I have seen the following following definition of Riemann integrals: $$ \overline{\int_a^b }f(x)dx = \inf U(P,f) \underline{\int_a^b }f(x)dx = \sup L(P,f)$$
These are upper and lower Riemann integrals, respectively. Here $P$ is a partition of the interval $[a,b]$ into a finite number of subintervals. $U(P,f)$ is $\sum_i^nM_i\Delta x_i$ with $M_i = \sup f(x) ,(x_{i-1}\leq x \leq x_{i})$ and $L(P,f)$ is $\sum_i^nm_i\Delta x_i$ with $m_i = \inf f(x) ,(x_{i-1}\leq x \leq x_{i})$.

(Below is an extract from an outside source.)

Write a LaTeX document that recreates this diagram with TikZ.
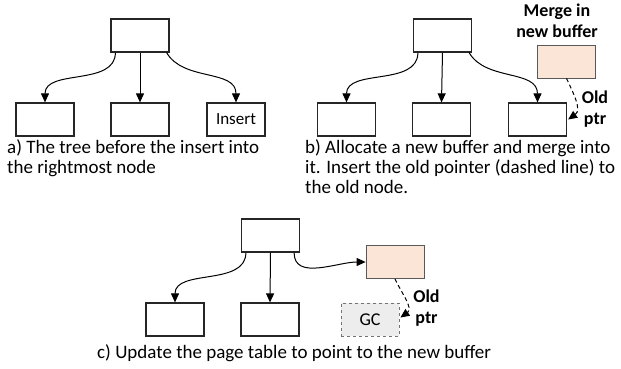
\documentclass[tikz,border=0pt]{standalone}
\usepackage{fontspec}
\setmainfont{Carlito}
\usepackage{tikz}
\usetikzlibrary{arrows.meta}
\definecolor{peach}{HTML}{FBE5D6}
\definecolor{gcgray}{HTML}{EDEDED}

\begin{document}
\begin{tikzpicture}
        [
          x=1pt, y=1pt,
          box/.style={draw=black!85, line width=1.2pt, minimum width=58pt, minimum height=33pt, inner sep=0pt, font=\fontsize{17}{18}\selectfont},
          newbuf/.style={box, draw=black!65, line width=0.8pt, fill=peach},
          gcbox/.style={box, draw=black!55, line width=0.8pt, dashed, fill=gcgray, font=\fontsize{18}{19}\selectfont},
          arr/.style={-{Triangle[length=9pt,width=8pt]}, line width=1pt},
          oldptr/.style={arr, dash pattern=on 4pt off 3pt},
          tag/.style={font=\bfseries\fontsize{18}{21}\selectfont, align=center, inner sep=0pt},
          caption/.style={anchor=base west, align=left, inner sep=0pt, font=\fontsize{19}{20}\selectfont}
        ]
        \useasboundingbox (0,0) rectangle (621,-368);
        % a) before insert
        \node [box] (ta) at (140,-35.5) {};
        \node [box] (la) at (45,-119.5) {};
        \node [box] (ma) at (140,-119.5) {};
        \node [box] (ra) at (236,-119.5) {Insert};
        \draw [arr] ([xshift=5pt]ta.south west) to[out=-90,in=90] (la.north);
        \draw [arr] (ta.south) -- (ma.north);
        \draw [arr] ([xshift=-3pt]ta.south east) to[out=-60,in=90] (ra.north);
        \node [caption] (capa) at (7,-173) {a) The tree before the insert into\\the rightmost node};
        % b) merge into new buffer
        \node [box] (tb) at (442.5,-35.5) {};
        \node [box] (lb) at (346.5,-119.5) {};
        \node [box] (mb) at (441.5,-119.5) {};
        \node [box] (rb) at (537.5,-119.5) {};
        \node [newbuf] (nb) at (566.5,-61.5) {};
        \draw [arr] ([xshift=5pt]tb.south west) to[out=-90,in=90] (lb.north);
        \draw [arr] (tb.south) -- (mb.north);
        \draw [arr] ([xshift=-3pt]tb.south east) to[out=-60,in=90] (rb.north);
        \draw [oldptr] (nb.south) to[out=-65,in=35,looseness=1.05] ([xshift=1pt]rb.east);
        \node [tag] (mergeb) at (557,-21) {Merge in\\new buffer};
        \node [tag] (oldb) at (595,-109) {Old\\ptr};
        \node [caption] (capb) at (305,-193) {b) Allocate a new buffer and merge into\\it. Insert the old pointer (dashed line) to\\the old node.};
        % c) update page table
        \node [box] (tc) at (270.5,-235.5) {};
        \node [box] (lc) at (175,-319.5) {};
        \node [box] (mc) at (270,-319.5) {};
        \node [gcbox] (gc) at (370,-319.5) {GC};
        \node [newbuf] (nc) at (395,-262) {};
        \draw [arr] ([xshift=5pt]tc.south west) to[out=-90,in=90] (lc.north);
        \draw [arr] (tc.south) -- (mc.north);
        \draw [arr] ([xshift=-6pt]tc.south east) to[out=-90,in=180] (nc.west);
        \draw [oldptr] (nc.south) to[out=-65,in=35,looseness=1.05] ([xshift=1pt,yshift=2pt]gc.east);
        \node [tag] (oldc) at (426.5,-308) {Old\\ptr};
        \node [caption] (capc) at (97,-358) {c) Update the page table to point to the new buffer};
\end{tikzpicture}
\end{document}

Riemann integral is defined if the upper and lower Riemann integrals are equal. The infimum and supremums are taken over all partitions on $[a,b]$ for both $U(P,f)$ and $L(P,f)$. My question is about the pattern of convergence for these upper and lower sums. Each partition $P$ has two parameters, the number of subintervals $n$ and the locations of partition points. How do these parameters affect the rate of converge in $U$ and $L$? It is expected that in general more subintervals mean a closer approximation to the real upper or lower integral but what about intermediate situations? For example, for a Riemann integrable function $f$ is it always $U(P_1,f) \leq U(P_2,f)$ when the number of subintervals in $P_1$ is larger than $P_2$, without any assumptions on the locations of the partition points? Can it be otherwise for some $P_1$ and $P_2$ with the same conditions ( $P_1$ with more subintervals than $P_2$)?
The fact that the definitions of the lower and upper integrals given on all partitions $P$, without any mention about the number and location of subintervals disturbed me. I wonder how these free parameters affect the rate of convergence?